* START INFORMATION SHOWN *

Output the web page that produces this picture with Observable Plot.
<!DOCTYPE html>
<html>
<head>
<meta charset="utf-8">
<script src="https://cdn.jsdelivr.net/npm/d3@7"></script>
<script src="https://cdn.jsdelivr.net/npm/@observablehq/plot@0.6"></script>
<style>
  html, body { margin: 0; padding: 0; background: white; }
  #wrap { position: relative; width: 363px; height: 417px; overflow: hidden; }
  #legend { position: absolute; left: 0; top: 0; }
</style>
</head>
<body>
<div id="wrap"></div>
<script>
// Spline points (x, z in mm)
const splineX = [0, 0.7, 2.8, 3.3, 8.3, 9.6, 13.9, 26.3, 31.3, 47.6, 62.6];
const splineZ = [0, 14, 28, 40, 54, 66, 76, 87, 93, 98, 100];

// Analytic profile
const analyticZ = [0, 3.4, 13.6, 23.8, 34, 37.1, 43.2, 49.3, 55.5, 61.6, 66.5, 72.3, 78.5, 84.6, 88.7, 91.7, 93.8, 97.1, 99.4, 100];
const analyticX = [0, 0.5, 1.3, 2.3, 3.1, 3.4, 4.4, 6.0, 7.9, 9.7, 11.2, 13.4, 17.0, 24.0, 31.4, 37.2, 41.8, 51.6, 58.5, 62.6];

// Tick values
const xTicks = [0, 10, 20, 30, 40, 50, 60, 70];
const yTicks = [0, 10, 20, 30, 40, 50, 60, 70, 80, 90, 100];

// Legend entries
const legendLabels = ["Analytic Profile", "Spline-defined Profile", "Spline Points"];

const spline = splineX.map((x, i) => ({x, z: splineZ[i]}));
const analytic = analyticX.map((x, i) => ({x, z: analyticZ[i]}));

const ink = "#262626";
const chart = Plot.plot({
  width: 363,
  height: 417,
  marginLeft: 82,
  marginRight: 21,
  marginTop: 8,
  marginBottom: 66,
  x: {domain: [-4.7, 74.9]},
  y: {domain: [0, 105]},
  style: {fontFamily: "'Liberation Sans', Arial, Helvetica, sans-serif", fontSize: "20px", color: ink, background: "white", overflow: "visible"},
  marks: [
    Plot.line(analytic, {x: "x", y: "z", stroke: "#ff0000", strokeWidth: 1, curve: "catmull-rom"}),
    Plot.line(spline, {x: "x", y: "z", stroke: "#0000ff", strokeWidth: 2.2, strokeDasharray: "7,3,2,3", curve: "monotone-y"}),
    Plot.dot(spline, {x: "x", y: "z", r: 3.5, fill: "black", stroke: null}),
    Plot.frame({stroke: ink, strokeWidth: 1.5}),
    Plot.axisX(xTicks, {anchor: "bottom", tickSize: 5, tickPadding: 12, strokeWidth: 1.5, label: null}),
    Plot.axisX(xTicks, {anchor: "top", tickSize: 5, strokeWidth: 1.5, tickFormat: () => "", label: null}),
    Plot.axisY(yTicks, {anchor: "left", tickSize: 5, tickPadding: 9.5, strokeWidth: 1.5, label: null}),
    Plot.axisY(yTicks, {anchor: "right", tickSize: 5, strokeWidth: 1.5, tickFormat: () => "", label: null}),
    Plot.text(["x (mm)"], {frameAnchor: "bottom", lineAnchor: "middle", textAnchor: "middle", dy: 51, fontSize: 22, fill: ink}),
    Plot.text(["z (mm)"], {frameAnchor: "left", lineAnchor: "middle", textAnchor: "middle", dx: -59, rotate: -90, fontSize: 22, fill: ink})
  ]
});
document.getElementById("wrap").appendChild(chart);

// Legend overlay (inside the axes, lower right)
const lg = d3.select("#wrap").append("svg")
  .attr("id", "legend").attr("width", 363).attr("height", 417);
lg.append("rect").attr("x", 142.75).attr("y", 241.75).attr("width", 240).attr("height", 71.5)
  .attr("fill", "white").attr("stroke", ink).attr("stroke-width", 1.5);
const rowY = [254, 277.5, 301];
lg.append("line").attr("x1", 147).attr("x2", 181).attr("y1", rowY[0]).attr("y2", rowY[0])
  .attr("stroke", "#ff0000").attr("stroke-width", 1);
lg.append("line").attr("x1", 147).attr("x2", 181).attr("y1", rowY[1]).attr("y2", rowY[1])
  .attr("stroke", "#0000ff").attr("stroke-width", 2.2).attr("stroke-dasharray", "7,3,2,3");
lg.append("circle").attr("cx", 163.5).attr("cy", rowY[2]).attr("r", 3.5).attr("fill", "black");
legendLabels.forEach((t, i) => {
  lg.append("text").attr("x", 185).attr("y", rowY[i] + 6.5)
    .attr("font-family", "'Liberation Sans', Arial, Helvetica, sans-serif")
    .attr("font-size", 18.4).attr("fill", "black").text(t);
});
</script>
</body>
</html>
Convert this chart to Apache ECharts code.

* END INFORMATION SHOWN *

Word for word, restate all of the data shown above.

Output the web page that produces this picture with Observable Plot.
<!DOCTYPE html>
<html>
<head>
<meta charset="utf-8">
<script src="https://cdn.jsdelivr.net/npm/d3@7"></script>
<script src="https://cdn.jsdelivr.net/npm/@observablehq/plot@0.6"></script>
<style>
  html, body { margin: 0; padding: 0; background: white; }
  #wrap { position: relative; width: 363px; height: 417px; overflow: hidden; }
  #legend { position: absolute; left: 0; top: 0; }
</style>
</head>
<body>
<div id="wrap"></div>
<script>
// Spline points (x, z in mm)
const splineX = [0, 0.7, 2.8, 3.3, 8.3, 9.6, 13.9, 26.3, 31.3, 47.6, 62.6];
const splineZ = [0, 14, 28, 40, 54, 66, 76, 87, 93, 98, 100];

// Analytic profile
const analyticZ = [0, 3.4, 13.6, 23.8, 34, 37.1, 43.2, 49.3, 55.5, 61.6, 66.5, 72.3, 78.5, 84.6, 88.7, 91.7, 93.8, 97.1, 99.4, 100];
const analyticX = [0, 0.5, 1.3, 2.3, 3.1, 3.4, 4.4, 6.0, 7.9, 9.7, 11.2, 13.4, 17.0, 24.0, 31.4, 37.2, 41.8, 51.6, 58.5, 62.6];

// Tick values
const xTicks = [0, 10, 20, 30, 40, 50, 60, 70];
const yTicks = [0, 10, 20, 30, 40, 50, 60, 70, 80, 90, 100];

// Legend entries
const legendLabels = ["Analytic Profile", "Spline-defined Profile", "Spline Points"];

const spline = splineX.map((x, i) => ({x, z: splineZ[i]}));
const analytic = analyticX.map((x, i) => ({x, z: analyticZ[i]}));

const ink = "#262626";
const chart = Plot.plot({
  width: 363,
  height: 417,
  marginLeft: 82,
  marginRight: 21,
  marginTop: 8,
  marginBottom: 66,
  x: {domain: [-4.7, 74.9]},
  y: {domain: [0, 105]},
  style: {fontFamily: "'Liberation Sans', Arial, Helvetica, sans-serif", fontSize: "20px", color: ink, background: "white", overflow: "visible"},
  marks: [
    Plot.line(analytic, {x: "x", y: "z", stroke: "#ff0000", strokeWidth: 1, curve: "catmull-rom"}),
    Plot.line(spline, {x: "x", y: "z", stroke: "#0000ff", strokeWidth: 2.2, strokeDasharray: "7,3,2,3", curve: "monotone-y"}),
    Plot.dot(spline, {x: "x", y: "z", r: 3.5, fill: "black", stroke: null}),
    Plot.frame({stroke: ink, strokeWidth: 1.5}),
    Plot.axisX(xTicks, {anchor: "bottom", tickSize: 5, tickPadding: 12, strokeWidth: 1.5, label: null}),
    Plot.axisX(xTicks, {anchor: "top", tickSize: 5, strokeWidth: 1.5, tickFormat: () => "", label: null}),
    Plot.axisY(yTicks, {anchor: "left", tickSize: 5, tickPadding: 9.5, strokeWidth: 1.5, label: null}),
    Plot.axisY(yTicks, {anchor: "right", tickSize: 5, strokeWidth: 1.5, tickFormat: () => "", label: null}),
    Plot.text(["x (mm)"], {frameAnchor: "bottom", lineAnchor: "middle", textAnchor: "middle", dy: 51, fontSize: 22, fill: ink}),
    Plot.text(["z (mm)"], {frameAnchor: "left", lineAnchor: "middle", textAnchor: "middle", dx: -59, rotate: -90, fontSize: 22, fill: ink})
  ]
});
document.getElementById("wrap").appendChild(chart);

// Legend overlay (inside the axes, lower right)
const lg = d3.select("#wrap").append("svg")
  .attr("id", "legend").attr("width", 363).attr("height", 417);
lg.append("rect").attr("x", 142.75).attr("y", 241.75).attr("width", 240).attr("height", 71.5)
  .attr("fill", "white").attr("stroke", ink).attr("stroke-width", 1.5);
const rowY = [254, 277.5, 301];
lg.append("line").attr("x1", 147).attr("x2", 181).attr("y1", rowY[0]).attr("y2", rowY[0])
  .attr("stroke", "#ff0000").attr("stroke-width", 1);
lg.append("line").attr("x1", 147).attr("x2", 181).attr("y1", rowY[1]).attr("y2", rowY[1])
  .attr("stroke", "#0000ff").attr("stroke-width", 2.2).attr("stroke-dasharray", "7,3,2,3");
lg.append("circle").attr("cx", 163.5).attr("cy", rowY[2]).attr("r", 3.5).attr("fill", "black");
legendLabels.forEach((t, i) => {
  lg.append("text").attr("x", 185).attr("y", rowY[i] + 6.5)
    .attr("font-family", "'Liberation Sans', Arial, Helvetica, sans-serif")
    .attr("font-size", 18.4).attr("fill", "black").text(t);
});
</script>
</body>
</html>
Convert this chart to Apache ECharts code.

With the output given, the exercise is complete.